A menos que la CUP facilite este jueves la investidura de Artur Mas mediante el truco de darle los dos votos que le faltan como imprevista iniciativa de dos diputados "desobedientes", los líderes del independentismo podrán encontrar la salida que en el fondo anhelan, pues es la única que tiene el jardín en el que se han metido: que todo quede en agua de borrajas, pero ellos nimbados por la romántica aureola del que ha luchado hasta el final.
Porque si alguien no cree, teatros aparte, en la posibilidad real e inmediata de la secesión de Catalunya, ese alguien es Mas, y Romeva, y hasta es posible que Junqueras pese a su pesado aire de conspicuo soñador.
Si la CUP amarra sus votos y es fiel a su palabra de no elevar a Mas a los altares, la propia arbitrariedad e inconsistencia de la hoja de ruta independentista la conducirán en breve a su término, que no es sólo lo que íntimamente desean quienes la trazaron un día que se vinieron arriba, sino lo que necesitan para no acabar malamente, pues los delitos derivados de una eventual contumacia serían de una gravedad extrema.
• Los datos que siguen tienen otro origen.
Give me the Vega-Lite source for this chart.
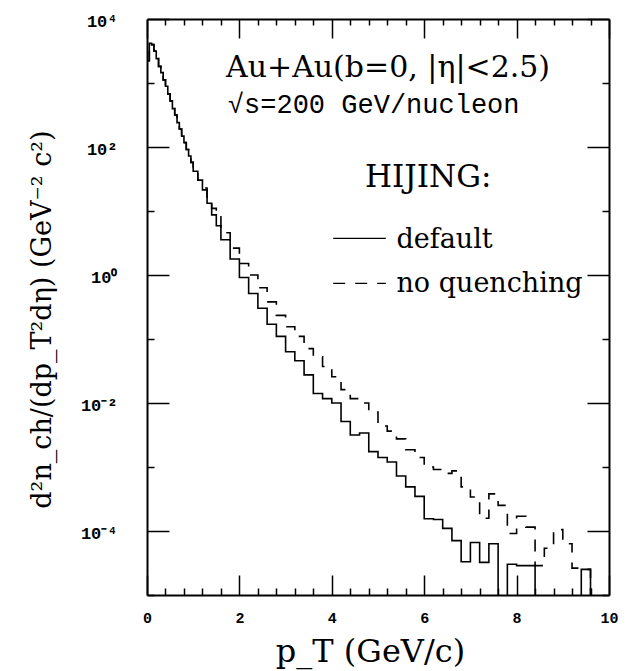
{
  "$schema": "https://vega.github.io/schema/vega-lite/v6.json",
  "width": 462,
  "height": 576,
  "autosize": {"type": "none"},
  "padding": {"left": 147, "top": 19, "right": 33, "bottom": 76},
  "background": "white",
  "config": {
    "view": {"stroke": null},
    "axis": {"domainColor": "black", "domainWidth": 2, "tickColor": "black", "tickWidth": 1.5, "labelColor": "black", "titleColor": "black", "grid": false}
  },
  "datasets": {
    "hist": [
      {"pt": 0, "v": 2240, "s": "default"}, {"pt": 0.05, "v": 4170, "s": "default"}, {"pt": 0.1, "v": 3980, "s": "default"}, {"pt": 0.15, "v": 3160, "s": "default"}, {"pt": 0.2, "v": 2400, "s": "default"}, {"pt": 0.25, "v": 1820, "s": "default"}, {"pt": 0.3, "v": 1450, "s": "default"}, {"pt": 0.35, "v": 1120, "s": "default"}, {"pt": 0.4, "v": 891, "s": "default"}, {"pt": 0.45, "v": 676, "s": "default"}, {"pt": 0.5, "v": 525, "s": "default"}, {"pt": 0.55, "v": 398, "s": "default"}, {"pt": 0.6, "v": 316, "s": "default"}, {"pt": 0.65, "v": 240, "s": "default"}, {"pt": 0.7, "v": 191, "s": "default"}, {"pt": 0.75, "v": 148, "s": "default"}, {"pt": 0.8, "v": 117, "s": "default"}, {"pt": 0.85, "v": 91.2, "s": "default"}, {"pt": 0.9, "v": 72.4, "s": "default"}, {"pt": 0.95, "v": 57.5, "s": "default"}, {"pt": 1.0, "v": 41.7, "s": "default"}, {"pt": 1.1, "v": 30.2, "s": "default"}, {"pt": 1.2, "v": 21.4, "s": "default"}, {"pt": 1.3, "v": 13.2, "s": "default"}, {"pt": 1.4, "v": 8.71, "s": "default"}, {"pt": 1.5, "v": 5.89, "s": "default"}, {"pt": 1.6, "v": 3.55, "s": "default"}, {"pt": 1.8, "v": 1.78, "s": "default"}, {"pt": 2.0, "v": 0.912, "s": "default"}, {"pt": 2.2, "v": 0.513, "s": "default"}, {"pt": 2.4, "v": 0.302, "s": "default"}, {"pt": 2.6, "v": 0.17, "s": "default"}, {"pt": 2.8, "v": 0.11, "s": "default"}, {"pt": 3.0, "v": 0.0631, "s": "default"}, {"pt": 3.2, "v": 0.0457, "s": "default"}, {"pt": 3.4, "v": 0.0275, "s": "default"}, {"pt": 3.6, "v": 0.0141, "s": "default"}, {"pt": 3.8, "v": 0.0117, "s": "default"}, {"pt": 4.0, "v": 0.01, "s": "default"}, {"pt": 4.2, "v": 0.00513, "s": "default"}, {"pt": 4.4, "v": 0.00316, "s": "default"}, {"pt": 4.6, "v": 0.00339, "s": "default"}, {"pt": 4.8, "v": 0.00174, "s": "default"}, {"pt": 5.0, "v": 0.00141, "s": "default"}, {"pt": 5.2, "v": 0.0012, "s": "default"}, {"pt": 5.4, "v": 0.000724, "s": "default"}, {"pt": 5.6, "v": 0.00049, "s": "default"}, {"pt": 5.8, "v": 0.000347, "s": "default"}, {"pt": 6.0, "v": 0.000155, "s": "default"}, {"pt": 6.2, "v": 0.000151, "s": "default"}, {"pt": 6.4, "v": 0.00011, "s": "default"}, {"pt": 6.6, "v": 0.0000708, "s": "default"}, {"pt": 6.8, "v": 0.0000331, "s": "default"}, {"pt": 7.0, "v": 0.0000661, "s": "default"}, {"pt": 7.2, "v": 0.0000324, "s": "default"}, {"pt": 7.4, "v": 0.0000631, "s": "default"}, {"pt": 7.6, "v": 1e-7, "s": "default"}, {"pt": 7.8, "v": 0.0000302, "s": "default"}, {"pt": 8.0, "v": 0.0000288, "s": "default"}, {"pt": 8.2, "v": 0.0000288, "s": "default"}, {"pt": 8.4, "v": 1e-7, "s": "default"}, {"pt": 9.4, "v": 0.0000251, "s": "default"}, {"pt": 9.6, "v": 1e-7, "s": "default"}, {"pt": 10, "v": 1e-7, "s": "default"},
      {"pt": 0, "v": 2240, "s": "no quenching"}, {"pt": 0.05, "v": 4170, "s": "no quenching"}, {"pt": 0.1, "v": 3980, "s": "no quenching"}, {"pt": 0.15, "v": 3160, "s": "no quenching"}, {"pt": 0.2, "v": 2400, "s": "no quenching"}, {"pt": 0.25, "v": 1820, "s": "no quenching"}, {"pt": 0.3, "v": 1450, "s": "no quenching"}, {"pt": 0.35, "v": 1120, "s": "no quenching"}, {"pt": 0.4, "v": 891, "s": "no quenching"}, {"pt": 0.45, "v": 676, "s": "no quenching"}, {"pt": 0.5, "v": 525, "s": "no quenching"}, {"pt": 0.55, "v": 398, "s": "no quenching"}, {"pt": 0.6, "v": 316, "s": "no quenching"}, {"pt": 0.65, "v": 240, "s": "no quenching"}, {"pt": 0.7, "v": 191, "s": "no quenching"}, {"pt": 0.75, "v": 148, "s": "no quenching"}, {"pt": 0.8, "v": 117, "s": "no quenching"}, {"pt": 0.85, "v": 91.2, "s": "no quenching"}, {"pt": 0.9, "v": 72.4, "s": "no quenching"}, {"pt": 0.95, "v": 57.5, "s": "no quenching"}, {"pt": 1.0, "v": 41.7, "s": "no quenching"}, {"pt": 1.1, "v": 30.2, "s": "no quenching"}, {"pt": 1.2, "v": 22.9, "s": "no quenching"}, {"pt": 1.3, "v": 14.1, "s": "no quenching"}, {"pt": 1.4, "v": 11.0, "s": "no quenching"}, {"pt": 1.5, "v": 8.13, "s": "no quenching"}, {"pt": 1.6, "v": 4.57, "s": "no quenching"}, {"pt": 1.8, "v": 2.63, "s": "no quenching"}, {"pt": 2.0, "v": 1.51, "s": "no quenching"}, {"pt": 2.2, "v": 1.0, "s": "no quenching"}, {"pt": 2.4, "v": 0.631, "s": "no quenching"}, {"pt": 2.6, "v": 0.38, "s": "no quenching"}, {"pt": 2.8, "v": 0.234, "s": "no quenching"}, {"pt": 3.0, "v": 0.155, "s": "no quenching"}, {"pt": 3.2, "v": 0.11, "s": "no quenching"}, {"pt": 3.4, "v": 0.0708, "s": "no quenching"}, {"pt": 3.6, "v": 0.0525, "s": "no quenching"}, {"pt": 3.8, "v": 0.0372, "s": "no quenching"}, {"pt": 4.0, "v": 0.0257, "s": "no quenching"}, {"pt": 4.2, "v": 0.0162, "s": "no quenching"}, {"pt": 4.4, "v": 0.0117, "s": "no quenching"}, {"pt": 4.6, "v": 0.01, "s": "no quenching"}, {"pt": 4.8, "v": 0.00724, "s": "no quenching"}, {"pt": 5.0, "v": 0.00437, "s": "no quenching"}, {"pt": 5.2, "v": 0.00363, "s": "no quenching"}, {"pt": 5.4, "v": 0.00275, "s": "no quenching"}, {"pt": 5.6, "v": 0.00186, "s": "no quenching"}, {"pt": 5.8, "v": 0.00141, "s": "no quenching"}, {"pt": 6.0, "v": 0.001, "s": "no quenching"}, {"pt": 6.2, "v": 0.000912, "s": "no quenching"}, {"pt": 6.4, "v": 0.000794, "s": "no quenching"}, {"pt": 6.6, "v": 0.000871, "s": "no quenching"}, {"pt": 6.8, "v": 0.00049, "s": "no quenching"}, {"pt": 7.0, "v": 0.000339, "s": "no quenching"}, {"pt": 7.2, "v": 0.000158, "s": "no quenching"}, {"pt": 7.4, "v": 0.00038, "s": "no quenching"}, {"pt": 7.6, "v": 0.000251, "s": "no quenching"}, {"pt": 7.8, "v": 0.0000912, "s": "no quenching"}, {"pt": 8.0, "v": 0.00017, "s": "no quenching"}, {"pt": 8.2, "v": 0.000115, "s": "no quenching"}, {"pt": 8.4, "v": 0.0000288, "s": "no quenching"}, {"pt": 8.6, "v": 0.0000537, "s": "no quenching"}, {"pt": 8.8, "v": 0.000105, "s": "no quenching"}, {"pt": 9.0, "v": 0.0000631, "s": "no quenching"}, {"pt": 9.2, "v": 0.0000263, "s": "no quenching"}, {"pt": 9.4, "v": 0.0000251, "s": "no quenching"}, {"pt": 9.6, "v": 1e-7, "s": "no quenching"}, {"pt": 10, "v": 1e-7, "s": "no quenching"}
    ],
    "legendlines": [
      {"x1": 4.03, "x2": 5.17, "y": 3.74, "s": "default"},
      {"x1": 4.03, "x2": 5.17, "y": 0.741, "s": "no quenching"}
    ]
  },
  "layer": [
    {
      "data": {"name": "hist"},
      "mark": {"type": "line", "interpolate": "step-after", "clip": true, "color": "black", "strokeWidth": 1.6},
      "encoding": {
        "x": {
          "field": "pt", "type": "quantitative",
          "scale": {"domain": [0, 10], "nice": false, "zero": false},
          "axis": {
            "orient": "bottom",
            "values": [0, 0.4, 0.8, 1.2, 1.6, 2, 2.4, 2.8, 3.2, 3.6, 4, 4.4, 4.8, 5.2, 5.6, 6, 6.4, 6.8, 7.2, 7.6, 8, 8.4, 8.8, 9.2, 9.6, 10],
            "tickSize": {"condition": {"test": "datum.value % 2 == 0", "value": -20}, "value": -7},
            "labelExpr": "datum.value % 2 == 0 ? '' + datum.value : ''",
            "labelPadding": 35, "labelFont": "Liberation Mono", "labelFontWeight": "bold", "labelFontSize": 15,
            "labelOverlap": false, "labelFlush": false,
            "title": "p_T  (GeV/c)", "titleFont": "DejaVu Serif", "titleFontSize": 32, "titleFontWeight": "normal",
            "titleX": 223, "titleY": 56, "titleBaseline": "middle", "titleAlign": "center"
          }
        },
        "y": {
          "field": "v", "type": "quantitative",
          "scale": {"type": "log", "domain": [0.00001, 10000], "nice": false},
          "axis": {
            "orient": "left",
            "values": [0.00001, 0.0001, 0.001, 0.01, 0.1, 1, 10, 100, 1000, 10000],
            "tickSize": {"condition": {"test": "datum.value == 10000 || datum.value == 100 || datum.value == 1 || datum.value == 0.01 || datum.value == 0.0001", "value": -22}, "value": -7},
            "labelExpr": "datum.value == 10000 ? '10⁴' : datum.value == 100 ? '10²' : datum.value == 1 ? '10⁰' : datum.value == 0.01 ? '10⁻²' : datum.value == 0.0001 ? '10⁻⁴' : ''",
            "labelPadding": 52, "labelFont": "Liberation Mono", "labelFontWeight": "bold", "labelFontSize": 17,
            "labelOverlap": false, "labelFlush": false, "labelOffset": 2,
            "title": "d²n_ch/(dp_T²dη)  (GeV⁻² c²)", "titleFont": "DejaVu Serif", "titleFontSize": 27, "titleFontWeight": "normal",
            "titleAngle": -90, "titleX": -105, "titleY": 300, "titleAlign": "center", "titleBaseline": "middle"
          }
        },
        "strokeDash": {"field": "s", "type": "nominal", "scale": {"domain": ["default", "no quenching"], "range": [[1, 0], [12, 10]]}, "legend": null}
      }
    },
    {
      "data": {"name": "legendlines"},
      "mark": {"type": "rule", "color": "black", "strokeWidth": 1.4},
      "encoding": {
        "x": {
          "field": "x1", "type": "quantitative",
          "scale": {"domain": [0, 10], "nice": false, "zero": false},
          "axis": {
            "orient": "top",
            "values": [0, 0.4, 0.8, 1.2, 1.6, 2, 2.4, 2.8, 3.2, 3.6, 4, 4.4, 4.8, 5.2, 5.6, 6, 6.4, 6.8, 7.2, 7.6, 8, 8.4, 8.8, 9.2, 9.6, 10],
            "tickSize": {"condition": {"test": "datum.value % 2 == 0", "value": -19}, "value": -6},
            "labels": false, "title": null
          }
        },
        "x2": {"field": "x2"},
        "y": {
          "field": "y", "type": "quantitative",
          "scale": {"type": "log", "domain": [0.00001, 10000], "nice": false},
          "axis": {
            "orient": "right",
            "values": [0.00001, 0.0001, 0.001, 0.01, 0.1, 1, 10, 100, 1000, 10000],
            "tickSize": {"condition": {"test": "datum.value == 10000 || datum.value == 100 || datum.value == 1 || datum.value == 0.01 || datum.value == 0.0001", "value": -22}, "value": -7},
            "labels": false, "title": null
          }
        },
        "strokeDash": {"field": "s", "type": "nominal", "scale": {"domain": ["default", "no quenching"], "range": [[1, 0], [12, 10]]}, "legend": null}
      }
    },
    {
      "data": {"values": [{}]},
      "mark": {"type": "text", "text": "Au+Au(b=0, |η|<2.5)", "font": "DejaVu Serif", "fontSize": 30, "align": "left", "baseline": "alphabetic", "color": "black"},
      "encoding": {
        "x": {"datum": 1.71, "type": "quantitative", "scale": {"domain": [0, 10], "nice": false, "zero": false}, "axis": null},
        "y": {"datum": 1259, "type": "quantitative", "scale": {"type": "log", "domain": [0.00001, 10000], "nice": false}, "axis": null}
      }
    },
    {
      "data": {"values": [{}]},
      "mark": {"type": "text", "text": "√s=200 GeV/nucleon", "font": "Liberation Mono", "fontSize": 27, "align": "left", "baseline": "alphabetic", "color": "black"},
      "encoding": {
        "x": {"datum": 1.75, "type": "quantitative", "scale": {"domain": [0, 10], "nice": false, "zero": false}, "axis": null},
        "y": {"datum": 339, "type": "quantitative", "scale": {"type": "log", "domain": [0.00001, 10000], "nice": false}, "axis": null}
      }
    },
    {
      "data": {"values": [{}]},
      "mark": {"type": "text", "text": "HIJING:", "font": "DejaVu Serif", "fontSize": 31, "align": "left", "baseline": "alphabetic", "color": "black"},
      "encoding": {
        "x": {"datum": 4.72, "type": "quantitative", "scale": {"domain": [0, 10], "nice": false, "zero": false}, "axis": null},
        "y": {"datum": 24.0, "type": "quantitative", "scale": {"type": "log", "domain": [0.00001, 10000], "nice": false}, "axis": null}
      }
    },
    {
      "data": {"values": [{}]},
      "mark": {"type": "text", "text": "default", "font": "DejaVu Serif", "fontSize": 27, "align": "left", "baseline": "alphabetic", "color": "black"},
      "encoding": {
        "x": {"datum": 5.4, "type": "quantitative", "scale": {"domain": [0, 10], "nice": false, "zero": false}, "axis": null},
        "y": {"datum": 2.61, "type": "quantitative", "scale": {"type": "log", "domain": [0.00001, 10000], "nice": false}, "axis": null}
      }
    },
    {
      "data": {"values": [{}]},
      "mark": {"type": "text", "text": "no quenching", "font": "DejaVu Serif", "fontSize": 27, "align": "left", "baseline": "alphabetic", "color": "black"},
      "encoding": {
        "x": {"datum": 5.4, "type": "quantitative", "scale": {"domain": [0, 10], "nice": false, "zero": false}, "axis": null},
        "y": {"datum": 0.55, "type": "quantitative", "scale": {"type": "log", "domain": [0.00001, 10000], "nice": false}, "axis": null}
      }
    }
  ],
  "resolve": {"axis": {"x": "independent", "y": "independent"}}
}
Ahora bien; si la CUP (por cierto, ¿qué es exactamente la CUP?) emplea el ardid antedicho, y faculta a alguno de sus diputados en el Parlament para que de súbito, a lo loco, como cosa suya, entreguen con sus votos la presidencia al señor Mas, entonces no sólo el jardín se habrá quedado sin salida, convertido en laberinto, sino que los catalanes, incluidos muchos de los que votándole creyeron estar votando otra cosa, no se lo podrán perdonar nunca.
Como en España no hay Estado, sino gobierno de turno que hace las veces, y que en el caso del de Rajoy ni las había hecho hasta ahora, las cosas han llegado al punto que han llegado, donde un trozo del Estado que no hay ha pretendido instituirse, aparte, en uno que sí. Tienen razón los que dicen que ahora todo está manos de la CUP, a la que Mas implora por lo bajinis que el jueves no le vote, pues de ello depende que la aventura se salde para él y sus socios sin mayores contratiempos.